There were dozens of choices for weaponry and an almost unlimited variety within those choices. Long barrels, short barrels, six-shot, seven-shot, single-shot. That’s one of the things I think the movies have not played with enough, and that’s the wide variety of weapon styles on the frontier. It would be like a movie showing everyone driving Fords. Frank James preferred a Remington pistol, Doc Holliday and Billy the Kid were known to carry a Lightning, or Thunderer, self-cocking, or double-action pistols. Hickok was partial to his .36 caliber Navy Colt.

So what was the term that most of these men were known by? Gunfighters? Pistoleers? Shootists? What were the most popular terms for them in their own time?

The term gunfighter is pretty much a modern (1950s) term, although I hesitate to say they never used it, because I am constantly amazed by terms that show up in the newspapers of the 1880s. For example, it is now widely believed that being “quick on the draw” is a modern invention of Hollywood, and although low-slung, metal-clipped holsters were basically invented in the 1950s for quicker times in competitions, I can show you newspaper accounts of Ben Thompson’s killing in San Antonio where the paper claimed he was fast on the draw. And I can also show you low-slung, buscadero-style rigs from the 1880s. Now, they were rare, and that is the key, but you can get yourself in trouble by saying, “They never did that,” or “They never wore that.” You’d be surprised at what they had. Fighting men on the American frontier were called pistoleers, man killers, shootists, gunmen, and a slew of other handles.

This may sound like an odd choice of words, but do you have a favorite gunfight? In terms of drama and the personalities involved, if you could go back in time to see just one fight, which would it be?

In terms of sheer firepower and the bravery of one guy, I think the Ingalls gunfight when two wagon-loads of lawmen (24) took on the outlaws (7) of Ingalls, Oklahoma, and one guy (Arkansas Tom) dominated the lawmen and kept them pinned down until his comrades could escape. That is an amazing fight It’s in Classic Gunfights I.

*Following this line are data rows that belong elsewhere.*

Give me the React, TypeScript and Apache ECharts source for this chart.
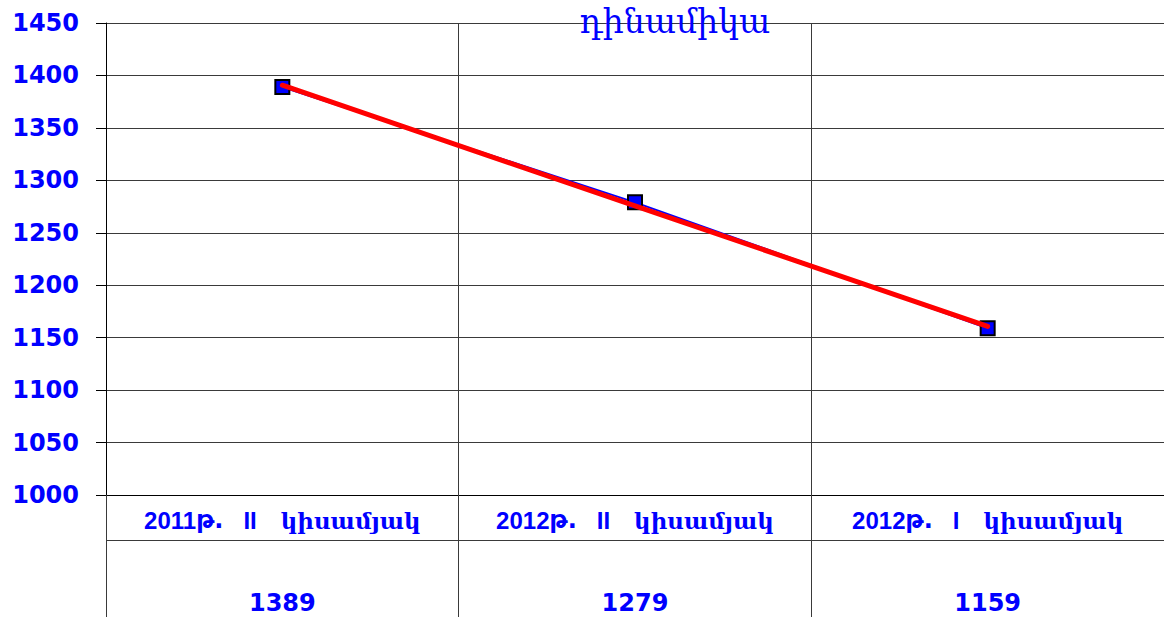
import React, { useEffect, useRef } from "react";
import * as echarts from "echarts";

const years = ["2011", "2012", "2012"];
const halves = ["II", "II", "I"];
const yearSuffix = "թ.";
const periodWord = "կիսամյակ";
const categories = years.map((y, i) => `${y}${yearSuffix} ${halves[i]} ${periodWord}`);
const values = [1389, 1279, 1159];
const trendValues = [1390.7, 1275.7, 1160.7];
const titleText = "դինամիկա";
const yMin = 1000;
const yMax = 1450;
const yInterval = 50;

export default function App() {
  const ref = useRef<HTMLDivElement>(null);
  useEffect(() => {
    if (!ref.current) return;
    const chart = echarts.init(ref.current, null, { renderer: "svg" });
    const blue = "#0000FF";
    const gridColor = "#3a3a3a";
    chart.setOption({
      animation: false,
      backgroundColor: "#ffffff",
      grid: { left: 106, right: 0, top: 23, bottom: 122, containLabel: false },
      xAxis: [
        {
          type: "category",
          data: categories,
          boundaryGap: true,
          position: "bottom",
          axisLine: { show: true, lineStyle: { color: "#000", width: 1 } },
          axisTick: { show: true, length: 122, lineStyle: { color: gridColor, width: 1 } },
          splitLine: { show: true, lineStyle: { color: gridColor, width: 1 } },
          axisLabel: {
            margin: 25,
            verticalAlign: "middle",
            color: blue,
            formatter: (_v: string, i: number) =>
              `{a|${years[i]}}{c|${yearSuffix}}{a|   ${halves[i]}}{b|   ${periodWord}}`,
            rich: {
              a: {
                color: blue,
                fontSize: 24,
                fontWeight: "bold",
                fontFamily: "Liberation Sans",
              },
              c: {
                color: blue,
                fontSize: 24,
                fontWeight: "bold",
                fontFamily: "DejaVu Sans",
              },
              b: {
                color: blue,
                fontSize: 23,
                fontWeight: "bold",
                fontFamily: "DejaVu Serif",
              },
            },
          },
        },
        {
          type: "category",
          data: values.map(String),
          boundaryGap: true,
          position: "bottom",
          gridIndex: 0,
          axisLine: { show: false },
          axisTick: { show: false },
          splitLine: { show: false },
          axisLabel: {
            margin: 108,
            verticalAlign: "middle",
            color: blue,
            fontSize: 24,
            fontWeight: "bold",
            fontFamily: "DejaVu Sans",
          },
        },
      ],
      yAxis: {
        type: "value",
        min: yMin,
        max: yMax,
        interval: yInterval,
        axisLine: { show: true, lineStyle: { color: "#000", width: 1 } },
        axisTick: { show: true, length: 10, lineStyle: { color: "#000" } },
        splitLine: { show: true, lineStyle: { color: gridColor, width: 1 } },
        axisLabel: {
          margin: 27,
          color: blue,
          fontSize: 24,
          fontWeight: "bold",
          fontFamily: "DejaVu Sans",
          formatter: (v: number) => String(v),
        },
      },
      graphic: [
        {
          type: "line",
          shape: { x1: 106, y1: 540.5, x2: 1164, y2: 540.5 },
          style: { stroke: gridColor, lineWidth: 1 },
          z: 10,
        },
        {
          type: "text",
          x: 675,
          y: 21,
          z: 20,
          style: {
            text: titleText,
            fill: blue,
            fontSize: 33,
            lineHeight: 34,
            fontFamily: "DejaVu Serif",
            textAlign: "center",
            textVerticalAlign: "middle",
          },
        },
      ],
      series: [
        {
          type: "line",
          data: values,
          xAxisIndex: 0,
          symbol: "rect",
          symbolSize: 14,
          lineStyle: { color: blue, width: 2 },
          itemStyle: { color: blue, borderColor: "#000", borderWidth: 2 },
          z: 3,
        },
        {
          type: "line",
          data: trendValues,
          xAxisIndex: 0,
          symbol: "none",
          lineStyle: { color: "#FF0000", width: 5, cap: "round" },
          z: 5,
        },
      ],
    });
    return () => chart.dispose();
  }, []);
  return (
    <div
      ref={ref}
      style={{ position: "fixed", left: 0, top: 0, width: 1164, height: 617 }}
    />
  );
}
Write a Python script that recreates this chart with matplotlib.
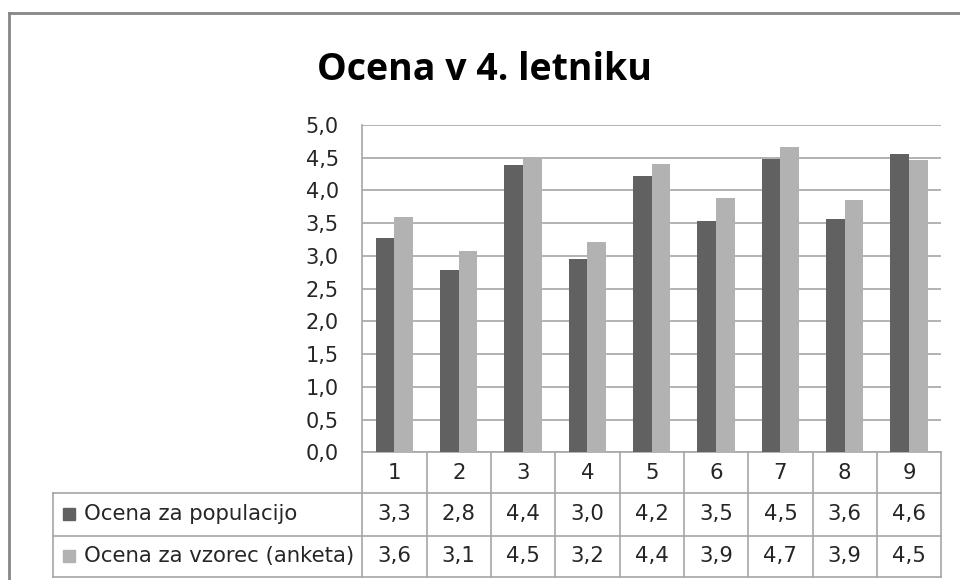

Put yourself back in the Old West, just before what could erupt into a deadly confrontation. You can carry one sidearm. What do you choose? And how would you carry it? In the pocket of your coat like Wyatt Earp before the OK Corral, or perhaps in the waistband of your pants like many did? In a holster? If so, what kind? Cross-draw? Shoulder holster, perhaps?

A sawed-off shotgun under the coat still beats everything. It scared everyone, was quite intimidating, and, this is the key part, at close range you didn’t have to be a good shot. Beyond that I’d want a Walker Colt, because it looks like a cannon.

You can pick two men in all of Old West history to accompany you into this possible confrontation. Who do you want on your left, and who on your right?

I want Billy the Kid on my right, laughing, smiling, and deadly. And I want Wild Bill Hickok on my left, with the butt handles of those two hoglegs daring anyone to mess with the editor of True West magazine. Come to think of it, I wish I had those two when I have to deal with my creditors.